Scan the listing below for the word "this" and state how many lines hold it. Write nothing but the number.

▸ **Material supplied**
+--

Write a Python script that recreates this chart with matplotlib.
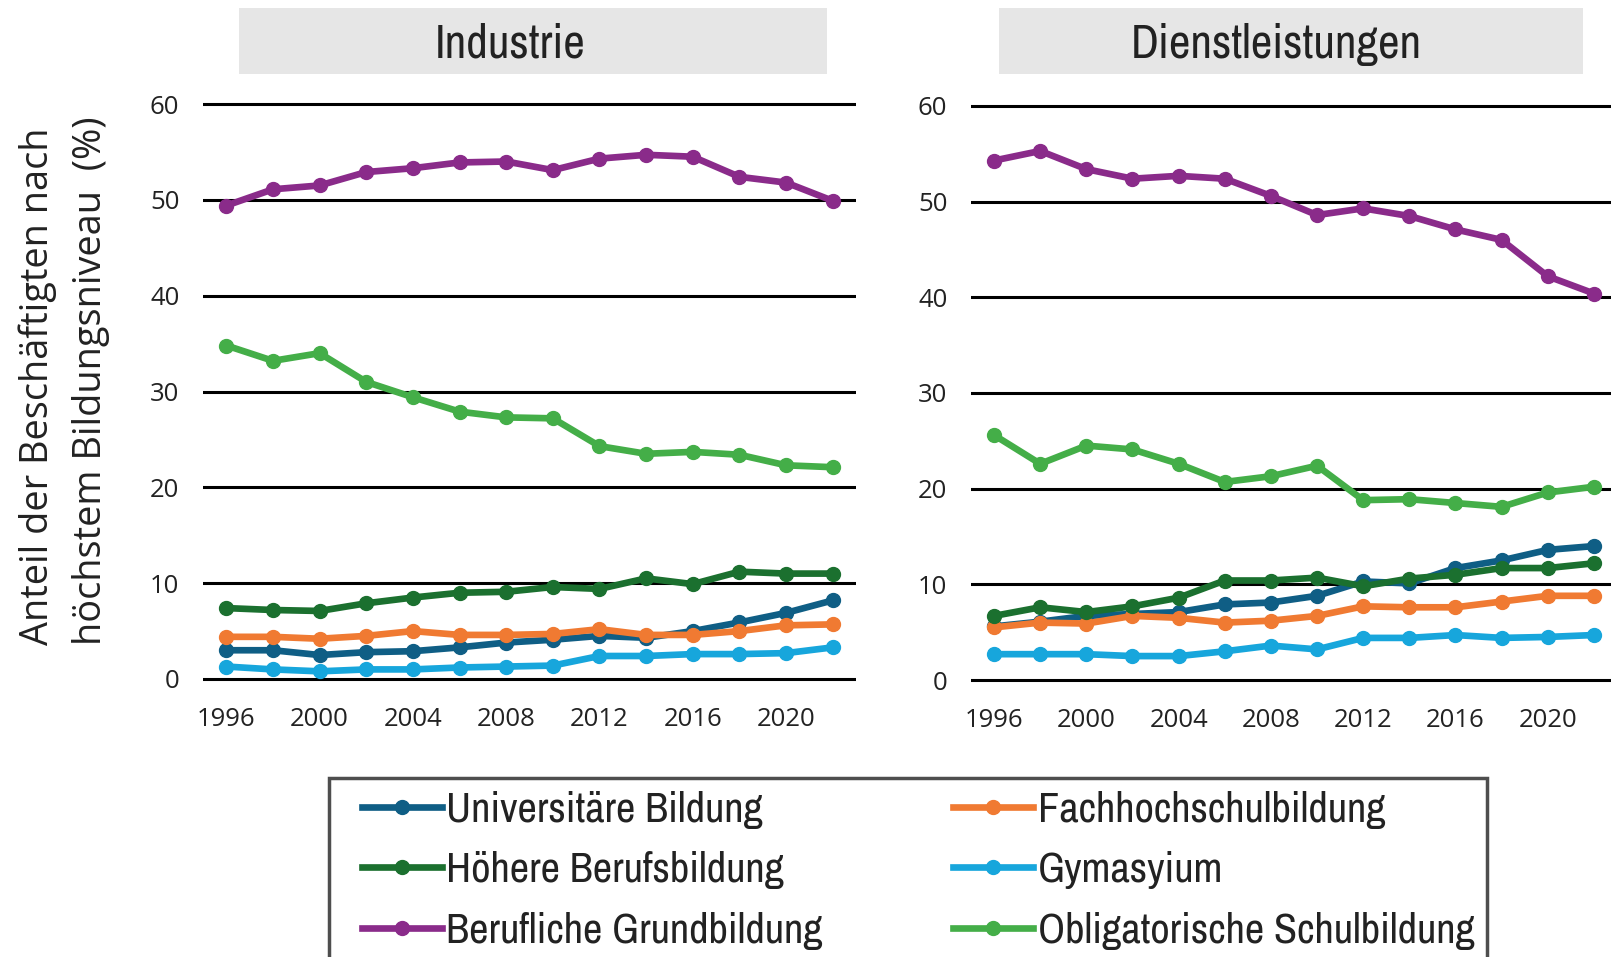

+--

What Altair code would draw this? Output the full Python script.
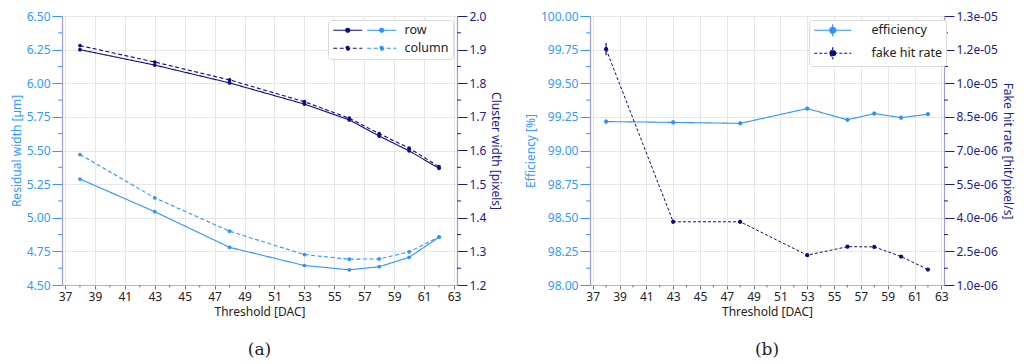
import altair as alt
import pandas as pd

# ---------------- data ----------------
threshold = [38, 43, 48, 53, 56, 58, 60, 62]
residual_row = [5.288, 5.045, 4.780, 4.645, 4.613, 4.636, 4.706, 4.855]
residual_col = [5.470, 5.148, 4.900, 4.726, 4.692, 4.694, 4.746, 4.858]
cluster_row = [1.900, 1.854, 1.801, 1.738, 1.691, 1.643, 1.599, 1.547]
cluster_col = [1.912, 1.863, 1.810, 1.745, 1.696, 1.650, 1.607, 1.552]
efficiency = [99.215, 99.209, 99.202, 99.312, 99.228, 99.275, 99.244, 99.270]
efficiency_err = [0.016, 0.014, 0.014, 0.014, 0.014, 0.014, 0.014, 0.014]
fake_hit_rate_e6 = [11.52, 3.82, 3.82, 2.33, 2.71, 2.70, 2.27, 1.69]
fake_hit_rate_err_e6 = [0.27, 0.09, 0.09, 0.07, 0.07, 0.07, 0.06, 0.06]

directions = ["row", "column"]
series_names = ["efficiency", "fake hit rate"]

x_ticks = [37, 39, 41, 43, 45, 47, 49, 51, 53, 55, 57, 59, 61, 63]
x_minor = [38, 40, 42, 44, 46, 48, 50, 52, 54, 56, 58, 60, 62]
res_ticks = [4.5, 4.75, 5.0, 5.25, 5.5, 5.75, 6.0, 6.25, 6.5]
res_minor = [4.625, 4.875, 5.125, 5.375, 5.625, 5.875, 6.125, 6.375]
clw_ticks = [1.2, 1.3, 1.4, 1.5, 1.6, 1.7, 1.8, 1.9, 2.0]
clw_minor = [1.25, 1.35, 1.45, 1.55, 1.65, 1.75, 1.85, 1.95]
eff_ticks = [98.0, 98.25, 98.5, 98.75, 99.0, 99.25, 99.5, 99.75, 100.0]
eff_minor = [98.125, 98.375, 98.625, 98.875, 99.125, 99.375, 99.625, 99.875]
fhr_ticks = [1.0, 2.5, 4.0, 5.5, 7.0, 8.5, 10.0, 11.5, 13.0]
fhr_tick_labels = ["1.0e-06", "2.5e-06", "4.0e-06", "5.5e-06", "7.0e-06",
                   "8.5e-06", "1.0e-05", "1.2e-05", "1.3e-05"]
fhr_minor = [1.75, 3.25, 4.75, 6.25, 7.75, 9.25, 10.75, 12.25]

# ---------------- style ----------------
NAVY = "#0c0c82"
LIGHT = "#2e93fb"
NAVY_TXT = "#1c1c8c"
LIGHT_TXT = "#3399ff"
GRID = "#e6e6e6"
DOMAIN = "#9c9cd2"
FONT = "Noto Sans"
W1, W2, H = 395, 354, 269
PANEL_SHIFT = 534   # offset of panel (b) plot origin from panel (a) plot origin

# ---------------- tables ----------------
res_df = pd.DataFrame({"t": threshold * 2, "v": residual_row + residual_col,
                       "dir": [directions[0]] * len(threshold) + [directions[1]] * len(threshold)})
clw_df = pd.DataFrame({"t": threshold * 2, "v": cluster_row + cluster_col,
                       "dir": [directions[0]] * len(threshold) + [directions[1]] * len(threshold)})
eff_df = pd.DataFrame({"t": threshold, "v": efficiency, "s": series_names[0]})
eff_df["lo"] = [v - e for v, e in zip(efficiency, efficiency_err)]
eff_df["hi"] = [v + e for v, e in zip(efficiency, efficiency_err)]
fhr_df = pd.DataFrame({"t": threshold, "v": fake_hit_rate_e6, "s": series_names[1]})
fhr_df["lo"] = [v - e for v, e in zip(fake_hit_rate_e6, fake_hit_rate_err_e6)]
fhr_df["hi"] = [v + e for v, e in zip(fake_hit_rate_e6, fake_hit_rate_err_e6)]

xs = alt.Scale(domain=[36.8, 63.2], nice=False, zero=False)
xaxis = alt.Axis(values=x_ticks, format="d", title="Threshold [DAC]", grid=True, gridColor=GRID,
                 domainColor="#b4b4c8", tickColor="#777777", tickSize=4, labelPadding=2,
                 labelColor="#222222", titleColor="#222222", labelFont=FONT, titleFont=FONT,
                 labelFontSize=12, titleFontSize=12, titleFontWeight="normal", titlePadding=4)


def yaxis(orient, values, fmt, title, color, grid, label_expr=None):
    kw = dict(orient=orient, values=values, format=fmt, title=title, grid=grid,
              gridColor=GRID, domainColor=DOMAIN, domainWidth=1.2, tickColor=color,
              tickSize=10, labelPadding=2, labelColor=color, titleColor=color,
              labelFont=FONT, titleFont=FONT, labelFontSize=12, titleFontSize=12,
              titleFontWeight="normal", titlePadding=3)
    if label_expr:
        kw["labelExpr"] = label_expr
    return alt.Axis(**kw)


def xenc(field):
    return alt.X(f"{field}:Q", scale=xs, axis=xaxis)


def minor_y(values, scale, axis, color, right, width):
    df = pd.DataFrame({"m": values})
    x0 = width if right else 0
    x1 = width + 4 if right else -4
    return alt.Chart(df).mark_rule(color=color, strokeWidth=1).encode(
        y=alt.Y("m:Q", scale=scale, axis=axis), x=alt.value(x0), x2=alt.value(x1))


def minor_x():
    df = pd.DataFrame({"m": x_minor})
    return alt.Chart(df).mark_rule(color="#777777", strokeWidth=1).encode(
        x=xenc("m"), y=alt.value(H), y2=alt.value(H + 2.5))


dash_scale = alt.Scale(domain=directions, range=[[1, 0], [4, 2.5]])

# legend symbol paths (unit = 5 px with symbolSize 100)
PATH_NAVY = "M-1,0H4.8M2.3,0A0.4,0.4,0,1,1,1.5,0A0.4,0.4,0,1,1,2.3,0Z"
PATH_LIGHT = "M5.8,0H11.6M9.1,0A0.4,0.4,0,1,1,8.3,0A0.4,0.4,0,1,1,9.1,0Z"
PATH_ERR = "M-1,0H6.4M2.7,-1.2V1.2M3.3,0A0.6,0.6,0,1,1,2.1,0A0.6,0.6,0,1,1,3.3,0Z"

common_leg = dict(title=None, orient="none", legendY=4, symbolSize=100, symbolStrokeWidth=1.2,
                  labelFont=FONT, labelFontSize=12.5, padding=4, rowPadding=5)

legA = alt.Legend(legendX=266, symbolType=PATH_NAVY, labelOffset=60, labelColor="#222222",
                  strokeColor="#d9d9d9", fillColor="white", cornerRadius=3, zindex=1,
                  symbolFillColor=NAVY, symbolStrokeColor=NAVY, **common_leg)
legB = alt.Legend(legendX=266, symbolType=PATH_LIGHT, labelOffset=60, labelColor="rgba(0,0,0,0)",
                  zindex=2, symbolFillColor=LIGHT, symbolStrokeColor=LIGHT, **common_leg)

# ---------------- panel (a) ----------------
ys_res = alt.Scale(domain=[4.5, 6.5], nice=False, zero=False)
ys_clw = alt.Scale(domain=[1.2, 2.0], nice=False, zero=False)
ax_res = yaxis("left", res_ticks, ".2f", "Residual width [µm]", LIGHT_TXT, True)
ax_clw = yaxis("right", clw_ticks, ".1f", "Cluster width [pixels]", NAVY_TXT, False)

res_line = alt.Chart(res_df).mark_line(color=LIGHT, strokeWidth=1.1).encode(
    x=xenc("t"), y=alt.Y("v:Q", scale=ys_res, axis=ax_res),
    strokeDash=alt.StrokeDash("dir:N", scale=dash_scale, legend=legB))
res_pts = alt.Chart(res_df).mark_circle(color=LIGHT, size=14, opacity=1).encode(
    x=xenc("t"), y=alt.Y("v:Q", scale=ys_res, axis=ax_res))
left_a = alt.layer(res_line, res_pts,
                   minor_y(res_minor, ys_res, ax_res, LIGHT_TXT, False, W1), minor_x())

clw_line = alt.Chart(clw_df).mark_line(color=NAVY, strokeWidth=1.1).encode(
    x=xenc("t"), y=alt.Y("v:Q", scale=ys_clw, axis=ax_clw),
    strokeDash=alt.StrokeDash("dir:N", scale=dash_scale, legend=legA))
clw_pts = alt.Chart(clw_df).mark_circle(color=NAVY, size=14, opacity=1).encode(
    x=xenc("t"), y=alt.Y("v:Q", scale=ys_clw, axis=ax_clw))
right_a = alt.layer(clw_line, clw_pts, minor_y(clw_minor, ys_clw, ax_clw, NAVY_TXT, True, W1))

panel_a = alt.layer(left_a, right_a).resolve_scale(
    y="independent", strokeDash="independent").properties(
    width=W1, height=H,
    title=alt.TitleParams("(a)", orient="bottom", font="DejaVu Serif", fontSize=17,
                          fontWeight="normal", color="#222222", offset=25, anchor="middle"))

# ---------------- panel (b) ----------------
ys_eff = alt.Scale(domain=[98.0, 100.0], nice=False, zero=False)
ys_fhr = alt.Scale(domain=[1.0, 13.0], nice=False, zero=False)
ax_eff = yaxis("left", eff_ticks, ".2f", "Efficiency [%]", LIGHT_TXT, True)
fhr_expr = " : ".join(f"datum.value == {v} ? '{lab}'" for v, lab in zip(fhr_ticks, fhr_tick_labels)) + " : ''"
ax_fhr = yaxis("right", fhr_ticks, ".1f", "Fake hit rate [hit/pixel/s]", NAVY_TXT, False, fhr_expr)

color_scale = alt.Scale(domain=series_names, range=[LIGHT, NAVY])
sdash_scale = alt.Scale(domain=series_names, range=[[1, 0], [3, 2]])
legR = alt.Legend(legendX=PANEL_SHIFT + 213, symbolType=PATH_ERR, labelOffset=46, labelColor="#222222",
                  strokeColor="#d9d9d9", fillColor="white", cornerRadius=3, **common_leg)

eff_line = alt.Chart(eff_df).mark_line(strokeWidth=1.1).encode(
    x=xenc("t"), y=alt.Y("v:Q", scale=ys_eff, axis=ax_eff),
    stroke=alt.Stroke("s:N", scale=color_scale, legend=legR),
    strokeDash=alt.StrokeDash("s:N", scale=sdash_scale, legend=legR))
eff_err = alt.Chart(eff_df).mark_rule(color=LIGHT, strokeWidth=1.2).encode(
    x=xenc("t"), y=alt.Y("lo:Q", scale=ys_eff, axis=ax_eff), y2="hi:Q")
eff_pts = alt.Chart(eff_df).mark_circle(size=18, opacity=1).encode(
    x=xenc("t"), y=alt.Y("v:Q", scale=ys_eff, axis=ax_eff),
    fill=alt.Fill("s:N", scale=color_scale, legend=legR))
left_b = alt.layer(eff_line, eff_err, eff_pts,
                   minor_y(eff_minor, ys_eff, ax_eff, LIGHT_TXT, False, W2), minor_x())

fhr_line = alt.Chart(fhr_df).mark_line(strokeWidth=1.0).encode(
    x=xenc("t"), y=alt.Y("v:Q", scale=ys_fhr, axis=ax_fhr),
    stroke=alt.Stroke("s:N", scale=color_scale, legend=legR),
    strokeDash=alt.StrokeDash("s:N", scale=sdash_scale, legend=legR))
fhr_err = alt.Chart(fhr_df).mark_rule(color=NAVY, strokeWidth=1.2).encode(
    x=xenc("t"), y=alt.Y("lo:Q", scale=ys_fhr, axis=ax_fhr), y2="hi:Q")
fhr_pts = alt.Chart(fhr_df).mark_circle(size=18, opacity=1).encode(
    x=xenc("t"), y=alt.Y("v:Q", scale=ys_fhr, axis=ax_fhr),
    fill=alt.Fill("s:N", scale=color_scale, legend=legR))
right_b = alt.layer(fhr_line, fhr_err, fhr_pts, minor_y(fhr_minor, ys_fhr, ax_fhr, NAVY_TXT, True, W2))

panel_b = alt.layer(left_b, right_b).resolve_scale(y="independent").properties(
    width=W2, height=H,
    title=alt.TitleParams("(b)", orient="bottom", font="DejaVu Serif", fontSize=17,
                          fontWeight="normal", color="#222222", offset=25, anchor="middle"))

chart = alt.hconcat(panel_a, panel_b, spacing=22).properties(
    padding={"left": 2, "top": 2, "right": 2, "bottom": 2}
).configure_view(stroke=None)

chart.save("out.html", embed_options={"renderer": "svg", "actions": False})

+--

▸ **Response to the task**
2